Oxford coronavirus vaccine ‘challenge’ trials set to begin later this year

Prof Hill said his team was making preparations for a challenge trial within months.

“We’re hoping to be doing challenge trials by the end of the year,” he told The Guardian. “This might be in parallel or might be after the phase three trial is completed. They’re not competing options, they’re complementary.”

Sir John Bell, the Regius Chair of Medicine at Oxford University, who is also working on the vaccine, said new drugs including remdesivir would help ensure the safety of challenge trial volunteers.

“I think some of the new neutralising therapies look pretty good, so if somebody ever got sick, you could fix it,” he told The Telegraph. “I suspect the challenge study will be in the mid-autumn. That would be my bet.”

The development came as more than 100 prominent scientists, including Prof Hill and 15 Nobel Laureates, signed an open letter to Dr.

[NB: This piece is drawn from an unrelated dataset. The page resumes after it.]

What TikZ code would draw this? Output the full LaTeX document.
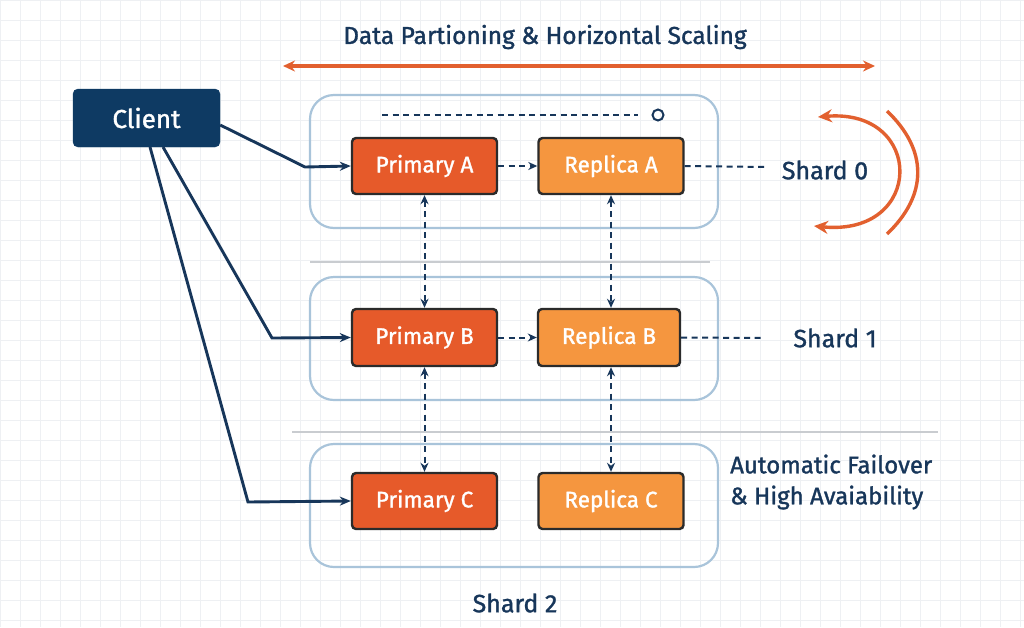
\documentclass[tikz,border=0pt]{standalone}
\usepackage{fontspec}
\setmainfont{Fira Sans}
\newfontfamily\medfont{Fira Sans}[FakeBold=1.3]
\usetikzlibrary{arrows.meta}
\definecolor{navy}{HTML}{17365A}
\definecolor{clientfill}{HTML}{0E3A63}
\definecolor{prim}{HTML}{E65A2A}
\definecolor{repl}{HTML}{F5963F}
\definecolor{contb}{HTML}{A9C4DA}
\definecolor{sep}{HTML}{C9CCD0}
\definecolor{arcc}{HTML}{E2602F}
\definecolor{gridc}{HTML}{EEF0F3}
\definecolor{boxedge}{HTML}{2B2B2B}
\tikzset{
  pbox/.style={draw=boxedge, line width=2.4pt, fill=prim, rounded corners=4pt, text=white, font=\medfont\fontsize{22.5}{26}\selectfont, minimum width=145pt, minimum height=56pt, inner sep=0pt},
  rbox/.style={pbox, fill=repl},
  cont/.style={draw=contb, line width=2.2pt, rounded corners=24pt, minimum width=408pt, inner sep=0pt},
  lab/.style={text=navy, font=\medfont\fontsize{25}{30}\selectfont, inner sep=0pt},
  dsh/.style={navy, line width=2pt, dash pattern=on 6pt off 4.5pt},
  darr/.style={dsh, -{Stealth[length=9pt,width=8pt]}},
  ddarr/.style={dsh, {Stealth[length=9pt,width=8pt]}-{Stealth[length=9pt,width=8pt]}},
  carr/.style={navy, line width=2.9pt, -{Stealth[length=11pt,width=9pt]}},
}
\begin{document}
\begin{tikzpicture}[x=1pt,y=-1pt]
\useasboundingbox (0,0) rectangle (1024,627);
\fill[white] (0,0) rectangle (1024,627);
\draw[gridc, line width=0.6pt, step=20pt] (0,0) grid (1024,627);

% title and double arrow
\node[lab, font=\medfont\fontsize{24.5}{30}\selectfont] (title) at (545,37) {Data Partioning \& Horizontal Scaling};
\coordinate (hl) at (283,66);
\coordinate (hr) at (875,66);
\draw[arcc, line width=3.4pt, {Stealth[length=12pt,width=11pt]}-{Stealth[length=12pt,width=11pt]}] (hl) -- (hr);

% client
\node[draw=clientfill, fill=clientfill, rounded corners=5pt, minimum width=147pt, minimum height=58pt, text=white, font=\medfont\fontsize{26}{30}\selectfont, inner sep=0pt] (client) at (146.5,118) {Client};

% containers
\node[cont, minimum height=133pt] (s0) at (514,161.5) {};
\node[cont, minimum height=123pt] (s1) at (514,338.5) {};
\node[cont, minimum height=123pt] (s2) at (514,505.5) {};

% separators
\draw[sep, line width=2.5pt] (310,262) -- (710,262);
\draw[sep, line width=2.5pt] (292,432) -- (938,432);

% top dashed line and circle
\coordinate (dl) at (382,115);
\coordinate (dr) at (638,115);
\node[draw=navy, line width=2pt, circle, minimum size=11pt, inner sep=0pt] (circ) at (658,115) {};
\draw[dsh] (dl) -- (dr);

% boxes
\node[pbox] (pa) at (424.5,166) {Primary A};
\node[rbox] (ra) at (611,166) {Replica A};
\node[pbox, minimum height=57pt] (pb) at (424.5,337.5) {Primary B};
\node[rbox, minimum height=57pt, minimum width=142pt] (rb) at (609,337.5) {Replica B};
\node[pbox] (pc) at (424.5,501) {Primary C};
\node[rbox] (rc) at (611,501) {Replica C};

% horizontal dashed arrows
\draw[darr] (pa) -- (ra);
\draw[darr] (pb) -- (rb);

% vertical double arrows
\draw[ddarr] (pa.south) -- (pb.north);
\draw[ddarr] (ra.south) -- (ra.south |- rb.north);
\draw[ddarr] (pb.south) -- (pc.north);
\draw[ddarr] (ra.south |- rb.south) -- (rc.north);

% shard labels
\node[lab] (sh0) at (825,170) {Shard 0};
\node[lab] (sh1) at (835,338) {Shard 1};
\node[lab] (sh2) at (515,603) {Shard 2};
\coordinate (e0) at (765,167);
\coordinate (e1) at (762,338);
\draw[dsh] (ra.east) -- (e0);
\draw[dsh] (rb.east) -- (e1);

\node[lab, align=left, anchor=west, font=\medfont\fontsize{24}{31}\selectfont] (fail) at (730,482) {Automatic Failover\\\& High Avaiability};

% client connectors
\coordinate (ka) at (305,167);
\coordinate (kb) at (272,338);
\coordinate (kc) at (248,502);
\draw[carr] (client.east |- 0,125) -- (ka) -- (pa.west);
\draw[carr] (163,147) -- (kb) -- (pb.west);
\draw[carr] (150,147) -- (kc) -- (pc.west);

% curved arrows
\draw[arcc, line width=3.4pt, {Stealth[length=14pt,width=13pt]}-{Stealth[length=14pt,width=13pt]}] (818,117) .. controls (925,108) and (925,237) .. (814,226);
\draw[arcc, line width=3.4pt] (887,111) .. controls (928,150) and (928,195) .. (887,234);
\end{tikzpicture}
\end{document}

Francis Collins, the head of the National Institutes of Health (NIH) in the US, that said challenge trials could “greatly accelerate” the development of a Covid-19 vaccine. 

“If challenge trials can safely and effectively speed the vaccine development process, then there is a formidable presumption in favour of their use, which would require a very compelling ethical justification to overcome,” the letter published by 1 Day Sooner, an organisation that advocates for challenge trials, said.